Si je titre mon avis d’un propos fameux de notre vieux camarade Héraclite, le philosophe présocratique bien connu, c’est parce que je pense que l’excellent Michel Blanc n’a vraiment pas eu une bonne idée. Et que, dès sa conception, on pouvait craindre que la suite qu’il donnait à son assez réussi Embrassez qui vous voudrez était vouée à l’échec. À tout le moins au patinage en toupie. Le premier film a été tourné en 2002 et la suite, donc, Voyez comme on danse en 2018, seize années plus tard ; sinon une génération, du moins tout un monde, une atmosphère et des gens qui ont passablement vieilli, forcément.

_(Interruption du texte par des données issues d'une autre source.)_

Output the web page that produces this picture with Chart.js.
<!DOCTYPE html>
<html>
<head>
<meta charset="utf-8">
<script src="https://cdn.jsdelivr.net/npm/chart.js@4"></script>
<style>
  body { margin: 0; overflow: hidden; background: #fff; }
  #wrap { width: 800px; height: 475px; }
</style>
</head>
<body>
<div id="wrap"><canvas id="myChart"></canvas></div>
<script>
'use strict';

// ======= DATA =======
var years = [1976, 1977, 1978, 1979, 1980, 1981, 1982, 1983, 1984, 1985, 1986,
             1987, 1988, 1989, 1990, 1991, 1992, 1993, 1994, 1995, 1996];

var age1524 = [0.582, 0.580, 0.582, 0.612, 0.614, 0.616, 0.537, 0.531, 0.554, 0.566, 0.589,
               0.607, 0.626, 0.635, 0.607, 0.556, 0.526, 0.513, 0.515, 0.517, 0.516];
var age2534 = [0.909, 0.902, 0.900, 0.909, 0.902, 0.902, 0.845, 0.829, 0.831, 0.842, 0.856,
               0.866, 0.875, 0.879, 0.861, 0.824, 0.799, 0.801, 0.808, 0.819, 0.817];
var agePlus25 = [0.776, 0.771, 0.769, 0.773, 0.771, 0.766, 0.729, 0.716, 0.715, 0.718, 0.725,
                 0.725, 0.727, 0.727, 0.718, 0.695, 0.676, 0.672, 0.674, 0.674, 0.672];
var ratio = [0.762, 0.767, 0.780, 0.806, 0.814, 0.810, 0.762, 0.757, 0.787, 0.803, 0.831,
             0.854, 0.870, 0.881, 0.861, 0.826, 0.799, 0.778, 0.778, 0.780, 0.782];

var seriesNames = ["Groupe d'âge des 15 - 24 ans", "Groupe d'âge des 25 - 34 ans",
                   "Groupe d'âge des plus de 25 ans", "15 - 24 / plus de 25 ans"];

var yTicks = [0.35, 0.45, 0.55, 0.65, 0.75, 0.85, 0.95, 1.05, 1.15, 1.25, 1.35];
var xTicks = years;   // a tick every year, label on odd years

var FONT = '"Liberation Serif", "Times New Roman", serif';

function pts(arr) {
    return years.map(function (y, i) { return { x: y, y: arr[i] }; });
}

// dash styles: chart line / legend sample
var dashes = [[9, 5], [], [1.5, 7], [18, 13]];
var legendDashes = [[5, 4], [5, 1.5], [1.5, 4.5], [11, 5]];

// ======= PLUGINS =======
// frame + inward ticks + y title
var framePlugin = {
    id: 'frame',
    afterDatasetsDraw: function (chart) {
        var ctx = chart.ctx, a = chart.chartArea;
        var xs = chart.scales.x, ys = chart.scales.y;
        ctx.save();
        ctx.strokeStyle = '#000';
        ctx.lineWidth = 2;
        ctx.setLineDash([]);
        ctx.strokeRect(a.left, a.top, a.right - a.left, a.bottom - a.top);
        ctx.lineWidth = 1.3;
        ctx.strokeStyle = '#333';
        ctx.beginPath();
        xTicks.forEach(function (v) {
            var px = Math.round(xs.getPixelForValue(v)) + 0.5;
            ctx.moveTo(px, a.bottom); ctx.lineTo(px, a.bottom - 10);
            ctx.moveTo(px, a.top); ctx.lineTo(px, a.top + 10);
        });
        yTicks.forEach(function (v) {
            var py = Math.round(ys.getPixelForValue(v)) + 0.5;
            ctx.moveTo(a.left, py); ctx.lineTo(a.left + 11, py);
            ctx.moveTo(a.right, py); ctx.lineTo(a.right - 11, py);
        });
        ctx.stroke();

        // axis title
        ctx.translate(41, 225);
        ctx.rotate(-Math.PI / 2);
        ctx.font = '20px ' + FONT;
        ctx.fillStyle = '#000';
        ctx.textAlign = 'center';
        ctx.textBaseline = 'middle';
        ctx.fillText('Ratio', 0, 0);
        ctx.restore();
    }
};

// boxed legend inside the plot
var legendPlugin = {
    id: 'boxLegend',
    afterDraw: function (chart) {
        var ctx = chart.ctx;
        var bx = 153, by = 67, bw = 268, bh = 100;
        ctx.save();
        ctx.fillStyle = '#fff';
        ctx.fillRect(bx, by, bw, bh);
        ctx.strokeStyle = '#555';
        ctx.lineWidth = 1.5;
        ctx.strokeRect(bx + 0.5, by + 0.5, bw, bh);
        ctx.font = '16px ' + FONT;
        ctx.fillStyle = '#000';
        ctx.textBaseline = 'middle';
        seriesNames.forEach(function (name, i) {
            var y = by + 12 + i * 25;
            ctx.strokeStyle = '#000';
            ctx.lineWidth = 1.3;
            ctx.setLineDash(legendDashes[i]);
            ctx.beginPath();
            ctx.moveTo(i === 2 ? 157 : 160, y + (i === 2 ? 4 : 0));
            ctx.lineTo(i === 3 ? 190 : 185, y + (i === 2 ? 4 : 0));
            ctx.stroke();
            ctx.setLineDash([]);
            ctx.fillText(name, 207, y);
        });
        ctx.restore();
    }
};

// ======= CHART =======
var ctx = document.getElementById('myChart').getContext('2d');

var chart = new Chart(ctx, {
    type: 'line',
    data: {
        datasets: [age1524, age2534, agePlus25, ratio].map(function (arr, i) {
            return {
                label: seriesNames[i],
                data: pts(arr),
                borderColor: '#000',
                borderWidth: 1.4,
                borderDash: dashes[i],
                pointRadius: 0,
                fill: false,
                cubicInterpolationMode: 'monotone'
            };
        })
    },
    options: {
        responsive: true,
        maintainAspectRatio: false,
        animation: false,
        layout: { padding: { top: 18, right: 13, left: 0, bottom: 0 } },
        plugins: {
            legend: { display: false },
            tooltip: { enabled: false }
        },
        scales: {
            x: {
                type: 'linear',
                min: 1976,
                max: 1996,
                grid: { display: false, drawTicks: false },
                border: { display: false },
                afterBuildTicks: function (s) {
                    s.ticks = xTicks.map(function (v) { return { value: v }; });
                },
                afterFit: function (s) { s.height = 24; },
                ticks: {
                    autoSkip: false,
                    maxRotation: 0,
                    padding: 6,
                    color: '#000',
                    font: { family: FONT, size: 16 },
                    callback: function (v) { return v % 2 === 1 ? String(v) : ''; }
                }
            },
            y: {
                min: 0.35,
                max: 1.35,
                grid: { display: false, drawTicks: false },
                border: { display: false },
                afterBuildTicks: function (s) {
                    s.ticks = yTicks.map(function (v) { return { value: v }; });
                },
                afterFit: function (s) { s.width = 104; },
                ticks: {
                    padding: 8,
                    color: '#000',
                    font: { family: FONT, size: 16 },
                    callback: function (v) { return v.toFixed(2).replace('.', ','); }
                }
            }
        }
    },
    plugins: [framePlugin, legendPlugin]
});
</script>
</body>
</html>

Parce que, compte tenu du délai intervenu entre les deux réalisations, il était évidemment indispensable de faire effectuer à ses personnages une sorte de saut temporel. Impossible évidemment de reprendre les multiples intrigues du premier film là où elles s’achevaient pour les rabouter à grand mal au second. Le long intervalle de seize années survolé, on était bien contraint de retrouver des caractères et des personnalités à peu près identiques dans leur structure, mais encore un peu davantage fanés par la vie.
Dans ce genre d’exercice cinématographique, qui n’est pas tout à fait inédit, on perd évidemment en route quelques uns des acteurs, ceux qui ne peuvent ou ne veulent plus participer à l’aventure ou dont le rôle était trop ténu. Michel Blanc règle plutôt la question en éliminant quelques protagonistes ; par exemple il n’évoque plus du tout Jérôme (Denis Podalydes), le falot parcimonieux mari de Véronique (Karin Viard), toujours aux prises avec l’urgence et les fins de mois et qui, comme souvent, crève l’écran. Ont aussi disparu Julie (Clotilde Courau) ou la volcanique Émilie (Lou Doillon). Et sûrement quelques autres que je ne me rappelle pas.

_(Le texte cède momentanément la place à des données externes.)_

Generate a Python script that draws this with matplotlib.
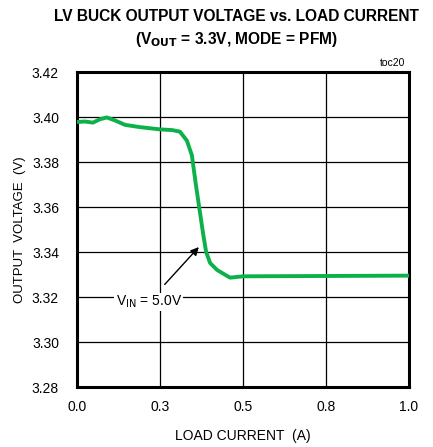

Innovation assez singulière, concession à l’humeur du Temps ou idée ingénieuse (je ne parviens pas à trancher), la transformation du dérangeant hermaphrodite Rena (Mickaël Dolmen) sur qui avait mis la main Bertrand Lannier (Jacques Dutronc), le riche homme d’affaires assez louches, mari d’Elizabeth (Charlotte Rampling). On retrouve Rena sous les traits d’une certaine Serena (Sara Martins) qui après avoir accompli sa transition est devenue (entre autres qualités) la maîtresse de Julien (Jean-Paul Rouve) mari de Lucie (Carole Bouquet). Pourquoi pas ? Ce n’est désormais pas plus invraisemblable qu’autre chose, n’est-ce pas (ou en tout cas paraît-il).

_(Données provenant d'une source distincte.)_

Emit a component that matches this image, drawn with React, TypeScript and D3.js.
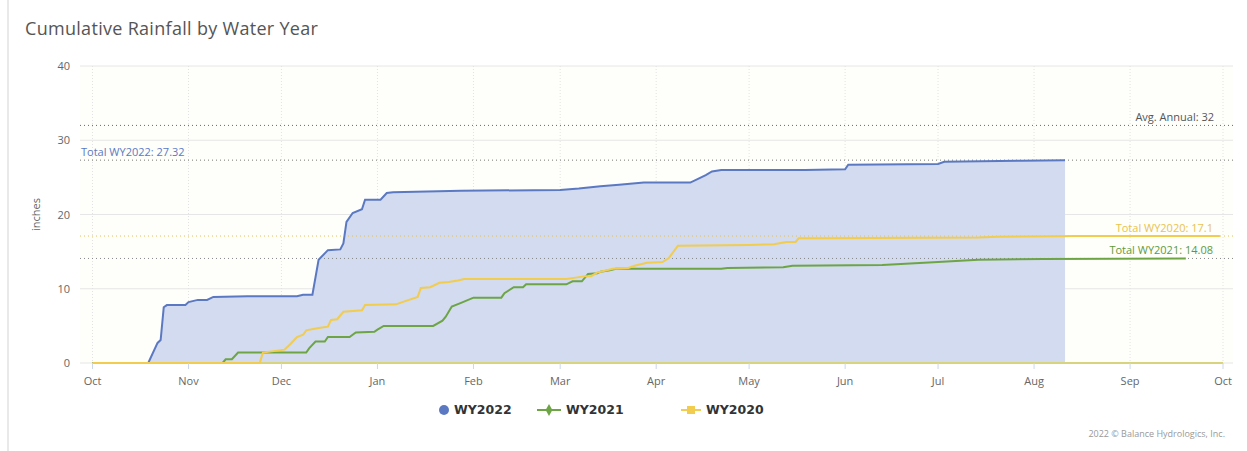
import * as d3 from "d3";
import {useEffect, useRef} from "react";

// dates are month-day inside the Oct 2021 - Sep 2022 water year frame
const wy2022Dates = ["10-01", "10-19", "10-22", "10-23", "10-24", "10-25", "10-31", "11-01", "11-04", "11-07", "11-09", "11-20", "12-06", "12-08", "12-11", "12-13", "12-16", "12-20", "12-21", "12-22", "12-24", "12-27", "12-28", "01-02", "01-04", "01-06", "01-28", "03-01", "03-07", "03-14", "03-20", "03-28", "04-12", "04-14", "04-17", "04-19", "04-22", "05-19", "06-01", "06-02", "07-01", "07-03", "07-28", "08-11"];
const wy2022Values = [0, 0, 2.7, 3.1, 7.5, 7.8, 7.8, 8.2, 8.5, 8.5, 8.9, 9.0, 9.0, 9.2, 9.2, 13.9, 15.2, 15.3, 16.1, 19.0, 20.2, 20.7, 22.0, 22.0, 22.9, 23.0, 23.2, 23.3, 23.5, 23.8, 24.0, 24.3, 24.3, 24.7, 25.3, 25.8, 26.0, 26.0, 26.1, 26.7, 26.8, 27.1, 27.25, 27.32];

const wy2021Dates = ["10-01", "11-12", "11-13", "11-15", "11-17", "12-09", "12-10", "12-12", "12-15", "12-16", "12-23", "12-25", "12-31", "01-01", "01-03", "01-19", "01-22", "01-23", "01-25", "01-28", "02-01", "02-10", "02-11", "02-14", "02-17", "02-18", "03-03", "03-05", "03-08", "03-10", "03-13", "03-14", "03-17", "03-19", "04-22", "04-24", "05-12", "05-15", "06-13", "07-01", "07-14", "08-04", "09-19"];
const wy2021Values = [0, 0, 0.5, 0.5, 1.4, 1.4, 2.0, 2.9, 2.9, 3.5, 3.5, 4.1, 4.2, 4.5, 5.0, 5.0, 5.7, 6.2, 7.6, 8.1, 8.8, 8.8, 9.4, 10.2, 10.2, 10.6, 10.6, 11.0, 11.0, 12.0, 12.1, 12.3, 12.5, 12.7, 12.7, 12.8, 12.9, 13.1, 13.2, 13.6, 13.9, 14.0, 14.08];

const wy2020Dates = ["10-01", "11-24", "11-25", "12-02", "12-04", "12-06", "12-08", "12-09", "12-13", "12-16", "12-17", "12-19", "12-21", "12-27", "12-28", "01-07", "01-09", "01-14", "01-15", "01-18", "01-21", "01-24", "01-27", "01-29", "03-03", "03-06", "03-09", "03-11", "03-13", "03-15", "03-18", "03-23", "03-25", "03-29", "04-03", "04-05", "04-08", "05-01", "05-09", "05-13", "05-16", "05-17", "05-24", "07-14", "07-20", "08-15", "09-30"];
const wy2020Values = [0, 0, 1.4, 1.8, 2.6, 3.5, 3.8, 4.4, 4.7, 4.9, 5.8, 5.9, 6.9, 7.1, 7.8, 7.9, 8.2, 8.9, 10.1, 10.2, 10.8, 10.9, 11.1, 11.3, 11.3, 11.5, 11.7, 11.7, 12.2, 12.4, 12.7, 12.8, 13.1, 13.5, 13.6, 14.1, 15.8, 15.9, 16.0, 16.3, 16.3, 16.8, 16.8, 16.9, 17.0, 17.1, 17.1];

const yTicks = [0, 10, 20, 30, 40];
const monthLabels = ["Oct", "Nov", "Dec", "Jan", "Feb", "Mar", "Apr", "May", "Jun", "Jul", "Aug", "Sep", "Oct"];

const avgAnnual = 32;
const totals = [
    {label: "Total WY2022: 27.32", value: 27.32},
    {label: "Total WY2020: 17.1", value: 17.1},
    {label: "Total WY2021: 14.08", value: 14.08},
];

const BLUE = "#5b79c2";
const GREEN = "#6da545";
const YELLOW = "#f1cc4f";

const toDate = (md: string) => {
    const [m, d] = md.split("-").map(Number);
    return new Date(m >= 10 ? 2021 : 2022, m - 1, d);
};

const App = () => {
    const svgRef = useRef(null);

    useEffect(() => {
        if (!svgRef.current) return;
        d3.select(svgRef.current).selectAll("*").remove();

        const width = 1247, height = 451;
        const plot = {left: 80, right: 1233, top: 66, bottom: 363};

        const xScale = d3.scaleTime()
            .domain([new Date(2021, 9, 1), new Date(2022, 9, 1)])
            .range([92.5, 1223]);
        const yScale = d3.scaleLinear().domain([0, 40]).range([plot.bottom, plot.top]);

        const svg = d3.select(svgRef.current)
            .attr("width", width)
            .attr("height", height)
            .style("font-family", "'Open Sans', sans-serif");

        svg.append("rect").attr("width", width).attr("height", height).attr("fill", "#fff");
        // left page border
        svg.append("rect").attr("x", 7).attr("y", 0).attr("width", 2).attr("height", height).attr("fill", "#e9e9e9");

        svg.append("text")
            .attr("x", 25).attr("y", 35)
            .attr("fill", "#555")
            .style("font-size", "18px")
            .style("letter-spacing", "0.3px")
            .text("Cumulative Rainfall by Water Year");

        svg.append("rect")
            .attr("x", plot.left).attr("y", plot.top)
            .attr("width", plot.right - plot.left).attr("height", plot.bottom - plot.top)
            .attr("fill", "#fefefb");

        // horizontal grid
        svg.append("g")
            .selectAll("line")
            .data(yTicks)
            .enter()
            .append("line")
            .attr("x1", plot.left).attr("x2", plot.right)
            .attr("y1", d => yScale(d)).attr("y2", d => yScale(d))
            .attr("stroke", "#e6e6e6");

        // vertical dotted grid at months
        const months = d3.timeMonth.range(new Date(2021, 9, 1), new Date(2022, 9, 2));
        svg.append("g")
            .selectAll("line")
            .data(months)
            .enter()
            .append("line")
            .attr("x1", d => xScale(d)).attr("x2", d => xScale(d))
            .attr("y1", plot.top).attr("y2", plot.bottom)
            .attr("stroke", "#e2e2e2")
            .attr("stroke-dasharray", "1,2");

        // y labels
        svg.append("g")
            .selectAll("text")
            .data(yTicks)
            .enter()
            .append("text")
            .attr("x", 70).attr("y", d => yScale(d) + 4)
            .attr("text-anchor", "end")
            .attr("fill", "#666")
            .style("font-size", "11px")
            .text(d => d);

        svg.append("text")
            .attr("transform", `translate(40,${yScale(20)}) rotate(-90)`)
            .attr("text-anchor", "middle")
            .attr("fill", "#666")
            .style("font-size", "11px")
            .text("inches");

        // blue area + lines
        const pts = (dates: string[], vals: number[]) => dates.map((d, i) => ({x: toDate(d), y: vals[i]}));
        const s2022 = pts(wy2022Dates, wy2022Values);
        const s2021 = pts(wy2021Dates, wy2021Values);
        const s2020 = pts(wy2020Dates, wy2020Values);

        const area = d3.area<{x: Date; y: number}>()
            .x(d => xScale(d.x)).y0(yScale(0)).y1(d => yScale(d.y));
        const line = d3.line<{x: Date; y: number}>()
            .x(d => xScale(d.x)).y(d => yScale(d.y));

        svg.append("path").datum(s2022).attr("d", area).attr("fill", "#d2dbef");

        // dotted reference lines
        const refs = [
            {v: avgAnnual, c: "#666"},
            {v: totals[0].value, c: "#777"},
            {v: totals[1].value, c: "#e3c25a"},
            {v: totals[2].value, c: "#888"},
        ];
        svg.append("g")
            .selectAll("line")
            .data(refs)
            .enter()
            .append("line")
            .attr("x1", plot.left).attr("x2", plot.right)
            .attr("y1", d => yScale(d.v)).attr("y2", d => yScale(d.v))
            .attr("stroke", d => d.c)
            .attr("stroke-dasharray", "1,3");

        // axis baseline
        svg.append("line")
            .attr("x1", xScale(new Date(2021, 9, 1))).attr("x2", xScale(new Date(2022, 9, 1)))
            .attr("y1", yScale(0)).attr("y2", yScale(0))
            .attr("stroke", "#d8d47e").attr("stroke-width", 2);

        svg.append("path").datum(s2022).attr("d", line)
            .attr("fill", "none").attr("stroke", BLUE).attr("stroke-width", 2);
        svg.append("path").datum(s2021).attr("d", line)
            .attr("fill", "none").attr("stroke", GREEN).attr("stroke-width", 2);
        svg.append("path").datum(s2020).attr("d", line)
            .attr("fill", "none").attr("stroke", YELLOW).attr("stroke-width", 2);

        // reference labels
        svg.append("text").attr("x", 1214).attr("y", yScale(avgAnnual) - 4)
            .attr("text-anchor", "end").attr("fill", "#555").style("font-size", "11px")
            .text(`Avg. Annual: ${avgAnnual}`);
        svg.append("text").attr("x", 81).attr("y", yScale(totals[0].value) - 4)
            .attr("fill", BLUE).style("font-size", "11px").text(totals[0].label);
        svg.append("text").attr("x", 1213).attr("y", yScale(totals[1].value) - 4)
            .attr("text-anchor", "end").attr("fill", "#e9c34e").style("font-size", "11px").text(totals[1].label);
        svg.append("text").attr("x", 1213).attr("y", yScale(totals[2].value) - 4)
            .attr("text-anchor", "end").attr("fill", "#5f9a3a").style("font-size", "11px").text(totals[2].label);

        // x ticks + labels
        const xg = svg.append("g");
        xg.selectAll("line")
            .data(months)
            .enter()
            .append("line")
            .attr("x1", d => xScale(d)).attr("x2", d => xScale(d))
            .attr("y1", plot.bottom).attr("y2", plot.bottom + 6)
            .attr("stroke", "#ccd6eb");
        xg.selectAll("text")
            .data(months)
            .enter()
            .append("text")
            .attr("x", d => xScale(d)).attr("y", 385)
            .attr("text-anchor", "middle")
            .attr("fill", "#666")
            .style("font-size", "11px")
            .text((d, i) => monthLabels[i]);

        // legend
        const lg = svg.append("g")
            .style("font-family", "'DejaVu Sans', sans-serif")
            .style("font-size", "12.5px").style("font-weight", "bold").attr("fill", "#333");
        lg.append("circle").attr("cx", 444).attr("cy", 410).attr("r", 5).attr("fill", BLUE);
        lg.append("text").attr("x", 454).attr("y", 414).text("WY2022");
        lg.append("line").attr("x1", 537).attr("x2", 561).attr("y1", 410).attr("y2", 410)
            .attr("stroke", GREEN).attr("stroke-width", 2);
        lg.append("path").attr("d", d3.symbol(d3.symbolDiamond, 40)()).attr("transform", "translate(549,410)").attr("fill", GREEN);
        lg.append("text").attr("x", 566).attr("y", 414).text("WY2021");
        lg.append("line").attr("x1", 681).attr("x2", 701).attr("y1", 410).attr("y2", 410)
            .attr("stroke", YELLOW).attr("stroke-width", 2);
        lg.append("rect").attr("x", 687).attr("y", 406).attr("width", 8).attr("height", 8).attr("fill", YELLOW);
        lg.append("text").attr("x", 706).attr("y", 414).text("WY2020");

        svg.append("text").attr("x", 1225).attr("y", 437)
            .attr("text-anchor", "end").attr("fill", "#999").style("font-size", "9px")
            .text("2022 © Balance Hydrologics, Inc.");
    }, []);

    return <div style={{position: "absolute", left: 0, top: 0}}>
        <svg ref={svgRef}></svg>
    </div>;
};

export default App;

Michel Blanc qui interprétait dans le premier volet Jean-Pierre, le mari jaloux de Lucie/Carole Bouquet s’est réservé dans le second tome un petit rôle insignifiant, inutile (autant faire un caméo si l’on veut faire un clin d’œil au public) : désormais divorcé donc, il surveille avec un soin maniaque sur son ex-femme dotée, il est vrai, avec Julien/Rouve d’un nouvel époux, drôle d’oiseau paranoïaque et volage…
En racontant tout cela (mais en faisant l’impasse sur de nombreux développements périphériques), je suis bien conscient que, pour qui n’a pas vu Embrassez qui vous voudrez et Voyez comme on danse, je parle un peu chinois. Ça n’a pas d’importance. Les films réalisés par Michel Blanc (Marche à l’ombre, Grosse fatigue essentiellement) lui avaient valu succès critique et public. Voyez comme on danse a été un échec sur ces deux plans. Il y a finalement assez peu de miracles.
Revenons à Héraclite.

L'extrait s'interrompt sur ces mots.